Description of the task: Your copy of the material must match it exactly, except that pictures are dropped.
─── Dataset excerpt ───
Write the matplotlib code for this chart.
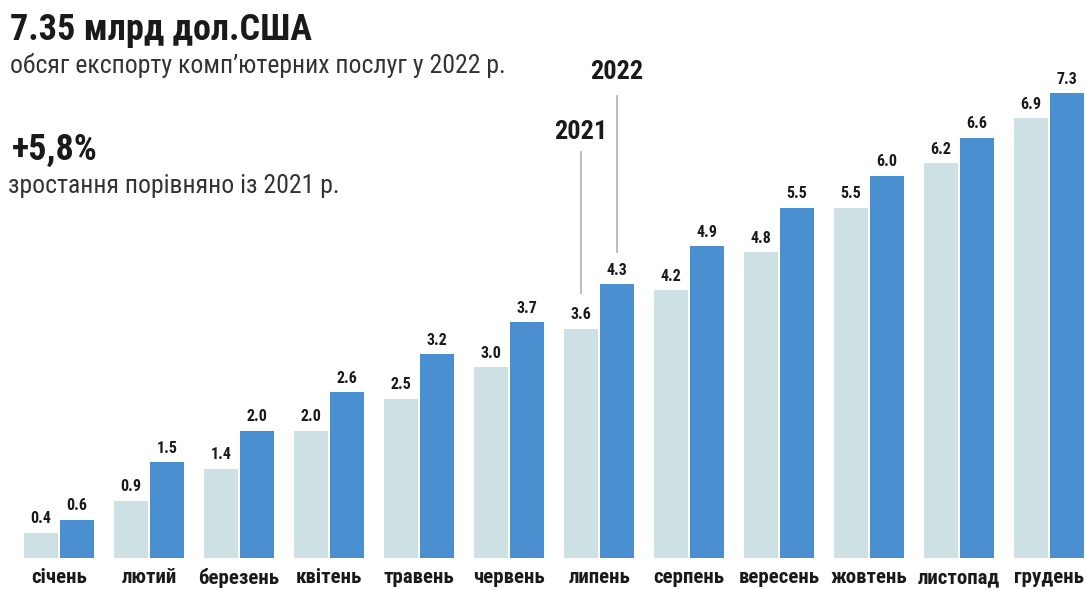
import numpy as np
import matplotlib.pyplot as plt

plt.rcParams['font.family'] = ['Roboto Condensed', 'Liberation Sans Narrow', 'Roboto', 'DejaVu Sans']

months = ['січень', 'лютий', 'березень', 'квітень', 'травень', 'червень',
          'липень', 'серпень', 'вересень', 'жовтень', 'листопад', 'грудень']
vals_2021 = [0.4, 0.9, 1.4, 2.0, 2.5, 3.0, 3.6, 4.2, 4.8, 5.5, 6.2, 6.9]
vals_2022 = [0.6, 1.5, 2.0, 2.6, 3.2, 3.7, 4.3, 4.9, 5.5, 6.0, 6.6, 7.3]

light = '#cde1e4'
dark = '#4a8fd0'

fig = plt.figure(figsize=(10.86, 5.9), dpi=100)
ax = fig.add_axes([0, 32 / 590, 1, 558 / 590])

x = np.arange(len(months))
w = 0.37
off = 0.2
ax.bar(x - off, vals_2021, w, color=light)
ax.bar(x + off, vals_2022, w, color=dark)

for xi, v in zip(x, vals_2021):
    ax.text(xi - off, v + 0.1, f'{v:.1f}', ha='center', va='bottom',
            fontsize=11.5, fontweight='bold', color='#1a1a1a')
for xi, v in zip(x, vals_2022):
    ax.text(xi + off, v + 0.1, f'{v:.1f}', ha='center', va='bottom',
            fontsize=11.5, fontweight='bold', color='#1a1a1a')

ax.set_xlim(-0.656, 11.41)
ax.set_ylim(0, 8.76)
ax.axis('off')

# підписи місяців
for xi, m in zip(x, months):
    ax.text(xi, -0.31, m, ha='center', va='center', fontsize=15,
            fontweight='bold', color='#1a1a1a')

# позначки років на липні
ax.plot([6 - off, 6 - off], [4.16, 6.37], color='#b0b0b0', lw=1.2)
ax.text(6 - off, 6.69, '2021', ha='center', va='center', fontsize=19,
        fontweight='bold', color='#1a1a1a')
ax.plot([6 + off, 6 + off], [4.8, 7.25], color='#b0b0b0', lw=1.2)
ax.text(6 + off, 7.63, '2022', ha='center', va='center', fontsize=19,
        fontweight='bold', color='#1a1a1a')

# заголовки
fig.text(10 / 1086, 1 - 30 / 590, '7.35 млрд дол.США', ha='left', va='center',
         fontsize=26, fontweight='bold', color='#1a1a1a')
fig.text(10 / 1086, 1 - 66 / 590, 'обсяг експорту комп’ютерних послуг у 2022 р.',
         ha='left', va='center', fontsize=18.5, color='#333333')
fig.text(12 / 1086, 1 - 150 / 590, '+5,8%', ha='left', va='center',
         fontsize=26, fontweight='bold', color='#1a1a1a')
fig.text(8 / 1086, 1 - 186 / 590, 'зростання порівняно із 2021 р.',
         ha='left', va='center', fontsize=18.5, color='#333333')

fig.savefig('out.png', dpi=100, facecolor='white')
───
Task answer:
Write the matplotlib code for this chart.
import numpy as np
import matplotlib.pyplot as plt

plt.rcParams['font.family'] = ['Roboto Condensed', 'Liberation Sans Narrow', 'Roboto', 'DejaVu Sans']

months = ['січень', 'лютий', 'березень', 'квітень', 'травень', 'червень',
          'липень', 'серпень', 'вересень', 'жовтень', 'листопад', 'грудень']
vals_2021 = [0.4, 0.9, 1.4, 2.0, 2.5, 3.0, 3.6, 4.2, 4.8, 5.5, 6.2, 6.9]
vals_2022 = [0.6, 1.5, 2.0, 2.6, 3.2, 3.7, 4.3, 4.9, 5.5, 6.0, 6.6, 7.3]

light = '#cde1e4'
dark = '#4a8fd0'

fig = plt.figure(figsize=(10.86, 5.9), dpi=100)
ax = fig.add_axes([0, 32 / 590, 1, 558 / 590])

x = np.arange(len(months))
w = 0.37
off = 0.2
ax.bar(x - off, vals_2021, w, color=light)
ax.bar(x + off, vals_2022, w, color=dark)

for xi, v in zip(x, vals_2021):
    ax.text(xi - off, v + 0.1, f'{v:.1f}', ha='center', va='bottom',
            fontsize=11.5, fontweight='bold', color='#1a1a1a')
for xi, v in zip(x, vals_2022):
    ax.text(xi + off, v + 0.1, f'{v:.1f}', ha='center', va='bottom',
            fontsize=11.5, fontweight='bold', color='#1a1a1a')

ax.set_xlim(-0.656, 11.41)
ax.set_ylim(0, 8.76)
ax.axis('off')

# підписи місяців
for xi, m in zip(x, months):
    ax.text(xi, -0.31, m, ha='center', va='center', fontsize=15,
            fontweight='bold', color='#1a1a1a')

# позначки років на липні
ax.plot([6 - off, 6 - off], [4.16, 6.37], color='#b0b0b0', lw=1.2)
ax.text(6 - off, 6.69, '2021', ha='center', va='center', fontsize=19,
        fontweight='bold', color='#1a1a1a')
ax.plot([6 + off, 6 + off], [4.8, 7.25], color='#b0b0b0', lw=1.2)
ax.text(6 + off, 7.63, '2022', ha='center', va='center', fontsize=19,
        fontweight='bold', color='#1a1a1a')

# заголовки
fig.text(10 / 1086, 1 - 30 / 590, '7.35 млрд дол.США', ha='left', va='center',
         fontsize=26, fontweight='bold', color='#1a1a1a')
fig.text(10 / 1086, 1 - 66 / 590, 'обсяг експорту комп’ютерних послуг у 2022 р.',
         ha='left', va='center', fontsize=18.5, color='#333333')
fig.text(12 / 1086, 1 - 150 / 590, '+5,8%', ha='left', va='center',
         fontsize=26, fontweight='bold', color='#1a1a1a')
fig.text(8 / 1086, 1 - 186 / 590, 'зростання порівняно із 2021 р.',
         ha='left', va='center', fontsize=18.5, color='#333333')

fig.savefig('out.png', dpi=100, facecolor='white')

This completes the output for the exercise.